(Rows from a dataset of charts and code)
<<<<
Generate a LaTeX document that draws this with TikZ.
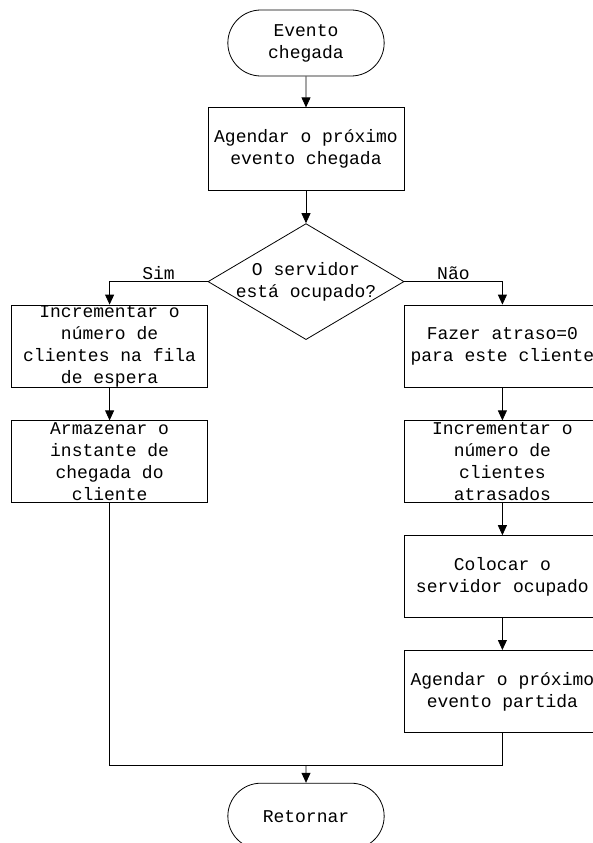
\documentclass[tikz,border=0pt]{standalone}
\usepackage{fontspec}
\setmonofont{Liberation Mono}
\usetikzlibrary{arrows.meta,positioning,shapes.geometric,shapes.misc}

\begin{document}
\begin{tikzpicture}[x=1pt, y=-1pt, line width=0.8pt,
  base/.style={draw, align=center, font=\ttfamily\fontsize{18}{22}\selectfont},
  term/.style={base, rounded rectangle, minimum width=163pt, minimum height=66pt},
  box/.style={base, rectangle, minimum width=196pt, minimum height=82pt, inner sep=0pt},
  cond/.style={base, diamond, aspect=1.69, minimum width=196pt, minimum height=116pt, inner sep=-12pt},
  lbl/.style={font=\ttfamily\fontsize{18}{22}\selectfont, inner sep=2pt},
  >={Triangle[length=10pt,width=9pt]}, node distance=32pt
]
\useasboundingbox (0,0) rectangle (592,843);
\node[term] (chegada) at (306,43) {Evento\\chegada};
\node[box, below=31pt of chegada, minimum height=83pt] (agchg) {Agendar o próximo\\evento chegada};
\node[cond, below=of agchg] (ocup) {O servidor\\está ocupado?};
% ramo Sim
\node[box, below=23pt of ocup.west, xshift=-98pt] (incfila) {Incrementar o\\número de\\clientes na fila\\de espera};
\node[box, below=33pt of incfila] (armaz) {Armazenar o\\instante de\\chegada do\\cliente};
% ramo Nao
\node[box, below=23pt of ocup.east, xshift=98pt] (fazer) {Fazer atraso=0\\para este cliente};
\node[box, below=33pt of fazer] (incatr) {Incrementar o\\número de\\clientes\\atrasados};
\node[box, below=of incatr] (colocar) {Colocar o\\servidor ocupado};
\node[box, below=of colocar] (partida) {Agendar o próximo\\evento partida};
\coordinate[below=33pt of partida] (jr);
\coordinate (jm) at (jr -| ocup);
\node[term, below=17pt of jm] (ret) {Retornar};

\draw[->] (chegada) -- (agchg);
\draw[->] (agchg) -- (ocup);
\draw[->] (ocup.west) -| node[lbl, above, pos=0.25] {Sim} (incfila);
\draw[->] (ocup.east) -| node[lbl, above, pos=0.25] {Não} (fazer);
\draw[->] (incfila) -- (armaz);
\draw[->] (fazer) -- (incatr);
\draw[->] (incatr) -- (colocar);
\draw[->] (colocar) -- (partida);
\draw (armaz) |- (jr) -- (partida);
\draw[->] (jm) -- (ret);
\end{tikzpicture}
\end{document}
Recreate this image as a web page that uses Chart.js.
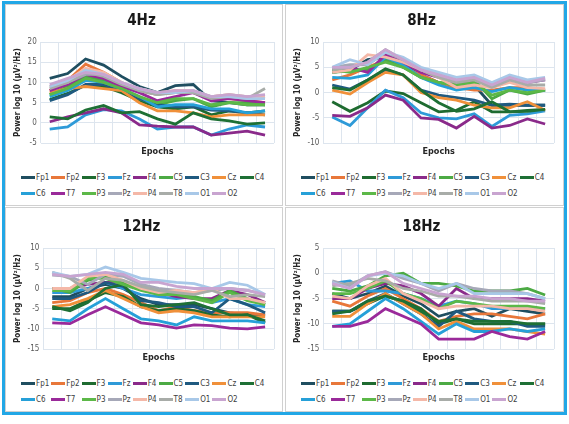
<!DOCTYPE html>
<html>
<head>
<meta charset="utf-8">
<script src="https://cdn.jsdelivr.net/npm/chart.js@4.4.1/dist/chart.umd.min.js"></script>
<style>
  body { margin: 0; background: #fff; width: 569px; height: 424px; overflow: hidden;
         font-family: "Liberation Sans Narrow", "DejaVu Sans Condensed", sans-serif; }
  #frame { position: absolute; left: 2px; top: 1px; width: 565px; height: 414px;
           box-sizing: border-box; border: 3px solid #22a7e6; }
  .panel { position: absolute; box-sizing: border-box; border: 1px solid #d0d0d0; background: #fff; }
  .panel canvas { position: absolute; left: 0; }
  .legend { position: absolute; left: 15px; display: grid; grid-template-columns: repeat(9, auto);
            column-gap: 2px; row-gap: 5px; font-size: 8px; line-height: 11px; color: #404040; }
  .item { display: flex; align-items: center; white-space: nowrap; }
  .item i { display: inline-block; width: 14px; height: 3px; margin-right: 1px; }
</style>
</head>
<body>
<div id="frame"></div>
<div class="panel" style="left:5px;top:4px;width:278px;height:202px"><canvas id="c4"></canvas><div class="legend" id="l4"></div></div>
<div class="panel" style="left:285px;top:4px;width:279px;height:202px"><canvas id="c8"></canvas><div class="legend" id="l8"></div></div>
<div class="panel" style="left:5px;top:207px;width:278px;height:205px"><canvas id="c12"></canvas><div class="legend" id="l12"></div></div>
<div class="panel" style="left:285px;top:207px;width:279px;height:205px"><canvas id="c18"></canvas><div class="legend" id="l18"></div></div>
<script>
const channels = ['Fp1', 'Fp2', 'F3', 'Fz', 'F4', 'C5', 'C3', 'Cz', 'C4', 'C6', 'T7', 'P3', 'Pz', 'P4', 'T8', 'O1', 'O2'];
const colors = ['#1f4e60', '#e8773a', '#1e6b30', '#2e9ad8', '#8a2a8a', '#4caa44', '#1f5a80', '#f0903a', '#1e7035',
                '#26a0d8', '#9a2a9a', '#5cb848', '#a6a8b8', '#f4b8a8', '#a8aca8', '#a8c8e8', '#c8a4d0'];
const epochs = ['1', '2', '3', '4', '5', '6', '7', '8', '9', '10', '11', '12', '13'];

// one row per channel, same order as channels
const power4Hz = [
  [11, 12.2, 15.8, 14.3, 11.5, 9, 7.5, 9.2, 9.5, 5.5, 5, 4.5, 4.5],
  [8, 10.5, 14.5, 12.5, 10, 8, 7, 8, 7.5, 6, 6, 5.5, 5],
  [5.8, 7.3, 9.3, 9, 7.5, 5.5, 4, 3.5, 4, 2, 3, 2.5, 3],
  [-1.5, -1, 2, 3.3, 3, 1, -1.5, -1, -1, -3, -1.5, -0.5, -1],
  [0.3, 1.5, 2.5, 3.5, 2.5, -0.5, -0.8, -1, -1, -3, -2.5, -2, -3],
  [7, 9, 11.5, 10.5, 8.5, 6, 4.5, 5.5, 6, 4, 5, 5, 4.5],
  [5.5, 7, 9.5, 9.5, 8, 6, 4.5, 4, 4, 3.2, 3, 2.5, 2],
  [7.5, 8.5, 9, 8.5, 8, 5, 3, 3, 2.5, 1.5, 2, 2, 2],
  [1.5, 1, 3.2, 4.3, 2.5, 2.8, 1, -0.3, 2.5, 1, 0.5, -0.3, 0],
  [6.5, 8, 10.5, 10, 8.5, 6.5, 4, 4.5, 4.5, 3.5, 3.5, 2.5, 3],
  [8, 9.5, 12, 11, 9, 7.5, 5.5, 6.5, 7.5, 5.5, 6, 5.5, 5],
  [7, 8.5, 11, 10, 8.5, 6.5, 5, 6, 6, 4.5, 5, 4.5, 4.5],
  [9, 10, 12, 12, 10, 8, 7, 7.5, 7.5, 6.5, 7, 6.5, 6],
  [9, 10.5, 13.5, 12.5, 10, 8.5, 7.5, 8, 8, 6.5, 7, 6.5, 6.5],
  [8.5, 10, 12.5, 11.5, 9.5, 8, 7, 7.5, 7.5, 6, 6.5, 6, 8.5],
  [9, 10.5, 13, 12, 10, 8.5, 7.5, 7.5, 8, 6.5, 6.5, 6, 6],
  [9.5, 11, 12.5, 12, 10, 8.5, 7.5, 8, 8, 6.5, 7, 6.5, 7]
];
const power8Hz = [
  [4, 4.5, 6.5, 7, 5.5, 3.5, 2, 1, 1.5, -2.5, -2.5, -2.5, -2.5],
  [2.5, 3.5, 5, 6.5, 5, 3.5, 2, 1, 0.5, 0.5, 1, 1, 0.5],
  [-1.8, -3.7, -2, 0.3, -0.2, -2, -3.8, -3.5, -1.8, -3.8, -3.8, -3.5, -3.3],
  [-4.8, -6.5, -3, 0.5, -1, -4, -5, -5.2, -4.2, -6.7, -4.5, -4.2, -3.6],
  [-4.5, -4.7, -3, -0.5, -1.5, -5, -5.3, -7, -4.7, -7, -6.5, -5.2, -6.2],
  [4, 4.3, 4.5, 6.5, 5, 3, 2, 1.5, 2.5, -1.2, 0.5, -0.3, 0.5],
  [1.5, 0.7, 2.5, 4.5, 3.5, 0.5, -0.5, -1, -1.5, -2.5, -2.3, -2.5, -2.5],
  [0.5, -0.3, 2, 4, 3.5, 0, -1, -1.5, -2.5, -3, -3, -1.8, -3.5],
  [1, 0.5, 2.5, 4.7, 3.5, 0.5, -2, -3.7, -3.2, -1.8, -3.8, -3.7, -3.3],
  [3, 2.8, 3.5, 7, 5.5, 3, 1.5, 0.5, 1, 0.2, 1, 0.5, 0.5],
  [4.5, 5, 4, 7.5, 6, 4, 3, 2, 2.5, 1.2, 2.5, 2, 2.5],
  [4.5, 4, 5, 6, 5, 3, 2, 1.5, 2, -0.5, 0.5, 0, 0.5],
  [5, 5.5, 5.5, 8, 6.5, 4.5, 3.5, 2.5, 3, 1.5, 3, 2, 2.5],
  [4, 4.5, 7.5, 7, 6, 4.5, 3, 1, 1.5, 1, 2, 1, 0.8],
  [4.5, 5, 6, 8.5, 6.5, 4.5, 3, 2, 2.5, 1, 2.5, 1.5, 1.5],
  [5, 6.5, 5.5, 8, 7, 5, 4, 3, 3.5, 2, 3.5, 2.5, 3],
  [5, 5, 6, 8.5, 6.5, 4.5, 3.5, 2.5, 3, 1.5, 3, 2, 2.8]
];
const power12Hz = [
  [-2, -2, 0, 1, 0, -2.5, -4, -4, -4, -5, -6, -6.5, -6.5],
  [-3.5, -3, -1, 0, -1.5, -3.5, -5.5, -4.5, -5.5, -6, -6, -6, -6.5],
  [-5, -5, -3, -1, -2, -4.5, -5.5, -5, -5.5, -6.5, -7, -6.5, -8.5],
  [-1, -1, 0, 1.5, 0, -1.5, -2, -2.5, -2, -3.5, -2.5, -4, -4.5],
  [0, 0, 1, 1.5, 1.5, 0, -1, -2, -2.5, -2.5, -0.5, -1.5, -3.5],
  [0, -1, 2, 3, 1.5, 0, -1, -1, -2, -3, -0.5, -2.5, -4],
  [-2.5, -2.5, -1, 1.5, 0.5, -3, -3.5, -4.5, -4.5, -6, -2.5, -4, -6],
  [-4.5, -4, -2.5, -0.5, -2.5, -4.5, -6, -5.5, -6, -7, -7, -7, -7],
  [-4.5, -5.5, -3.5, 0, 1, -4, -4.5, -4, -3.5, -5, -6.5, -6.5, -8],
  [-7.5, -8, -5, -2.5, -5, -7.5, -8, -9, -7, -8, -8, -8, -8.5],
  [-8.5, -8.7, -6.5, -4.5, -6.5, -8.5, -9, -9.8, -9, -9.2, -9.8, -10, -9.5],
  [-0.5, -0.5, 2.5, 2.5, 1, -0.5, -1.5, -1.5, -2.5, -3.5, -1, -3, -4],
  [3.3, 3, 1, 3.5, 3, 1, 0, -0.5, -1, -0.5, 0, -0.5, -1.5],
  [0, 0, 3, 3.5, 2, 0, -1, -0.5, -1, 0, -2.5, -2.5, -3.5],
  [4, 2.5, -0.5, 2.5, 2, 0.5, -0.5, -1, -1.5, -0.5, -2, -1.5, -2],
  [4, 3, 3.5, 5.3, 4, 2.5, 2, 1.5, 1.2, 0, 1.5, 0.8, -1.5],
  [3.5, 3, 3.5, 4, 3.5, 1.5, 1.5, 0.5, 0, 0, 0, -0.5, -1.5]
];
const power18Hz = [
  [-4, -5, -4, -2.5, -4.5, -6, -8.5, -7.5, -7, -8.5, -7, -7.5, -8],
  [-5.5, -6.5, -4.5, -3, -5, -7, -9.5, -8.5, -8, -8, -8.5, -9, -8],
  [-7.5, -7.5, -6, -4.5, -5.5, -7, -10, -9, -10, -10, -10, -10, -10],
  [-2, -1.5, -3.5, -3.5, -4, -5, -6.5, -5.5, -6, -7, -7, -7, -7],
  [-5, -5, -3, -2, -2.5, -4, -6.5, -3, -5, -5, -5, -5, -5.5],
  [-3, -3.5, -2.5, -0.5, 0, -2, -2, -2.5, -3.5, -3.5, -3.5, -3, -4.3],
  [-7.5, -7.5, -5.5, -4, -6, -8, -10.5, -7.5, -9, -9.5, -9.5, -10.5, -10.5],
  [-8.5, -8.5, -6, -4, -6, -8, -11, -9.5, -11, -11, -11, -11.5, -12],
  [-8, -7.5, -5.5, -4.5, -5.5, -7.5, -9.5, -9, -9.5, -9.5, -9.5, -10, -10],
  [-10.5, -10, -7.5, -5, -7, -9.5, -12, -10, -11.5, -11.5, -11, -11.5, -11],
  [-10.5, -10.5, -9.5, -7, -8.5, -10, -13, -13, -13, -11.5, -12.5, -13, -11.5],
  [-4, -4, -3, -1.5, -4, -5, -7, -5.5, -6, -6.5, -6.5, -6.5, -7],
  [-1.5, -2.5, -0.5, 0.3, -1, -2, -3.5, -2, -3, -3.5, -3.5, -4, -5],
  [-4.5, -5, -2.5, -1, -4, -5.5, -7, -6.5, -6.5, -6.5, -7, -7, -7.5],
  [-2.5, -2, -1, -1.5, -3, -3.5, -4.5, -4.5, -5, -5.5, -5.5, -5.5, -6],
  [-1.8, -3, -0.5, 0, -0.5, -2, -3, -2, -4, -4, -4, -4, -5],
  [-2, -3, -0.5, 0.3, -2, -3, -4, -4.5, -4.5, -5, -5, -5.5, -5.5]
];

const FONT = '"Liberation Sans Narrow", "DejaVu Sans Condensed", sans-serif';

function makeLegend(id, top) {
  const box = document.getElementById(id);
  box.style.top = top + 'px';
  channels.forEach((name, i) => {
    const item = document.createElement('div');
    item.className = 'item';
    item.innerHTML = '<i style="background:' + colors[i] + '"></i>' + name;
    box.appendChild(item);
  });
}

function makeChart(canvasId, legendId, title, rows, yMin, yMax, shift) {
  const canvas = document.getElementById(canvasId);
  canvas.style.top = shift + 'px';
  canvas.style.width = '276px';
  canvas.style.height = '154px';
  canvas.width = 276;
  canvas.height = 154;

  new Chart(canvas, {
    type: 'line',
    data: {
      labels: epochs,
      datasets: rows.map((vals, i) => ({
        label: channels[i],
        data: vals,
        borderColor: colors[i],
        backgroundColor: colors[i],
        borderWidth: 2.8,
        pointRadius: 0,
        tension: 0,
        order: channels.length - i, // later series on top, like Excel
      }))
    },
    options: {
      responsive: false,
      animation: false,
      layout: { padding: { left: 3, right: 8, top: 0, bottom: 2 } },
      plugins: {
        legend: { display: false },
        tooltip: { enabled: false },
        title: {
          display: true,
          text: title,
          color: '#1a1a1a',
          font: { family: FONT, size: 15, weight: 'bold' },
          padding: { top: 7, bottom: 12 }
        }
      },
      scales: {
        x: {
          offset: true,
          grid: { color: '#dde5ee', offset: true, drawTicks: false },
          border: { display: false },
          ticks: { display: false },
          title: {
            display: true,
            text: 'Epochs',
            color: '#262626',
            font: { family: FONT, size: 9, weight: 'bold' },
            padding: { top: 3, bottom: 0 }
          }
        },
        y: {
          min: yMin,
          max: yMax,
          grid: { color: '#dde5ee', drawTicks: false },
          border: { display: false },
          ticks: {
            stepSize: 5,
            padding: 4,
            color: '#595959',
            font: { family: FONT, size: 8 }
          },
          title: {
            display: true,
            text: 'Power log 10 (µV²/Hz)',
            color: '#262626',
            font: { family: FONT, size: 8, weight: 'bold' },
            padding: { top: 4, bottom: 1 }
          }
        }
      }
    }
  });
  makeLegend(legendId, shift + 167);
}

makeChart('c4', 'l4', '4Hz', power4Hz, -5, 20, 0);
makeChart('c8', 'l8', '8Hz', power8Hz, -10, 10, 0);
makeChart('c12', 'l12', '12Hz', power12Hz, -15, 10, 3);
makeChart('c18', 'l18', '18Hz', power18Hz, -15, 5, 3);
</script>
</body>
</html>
>>>>
PROBLEM DESCRIPTION: Pull out every line containing "this".

SOLUTION TO THE EXERCISE:
Generate a LaTeX document that draws this with TikZ.
Recreate this image as a web page that uses Chart.js.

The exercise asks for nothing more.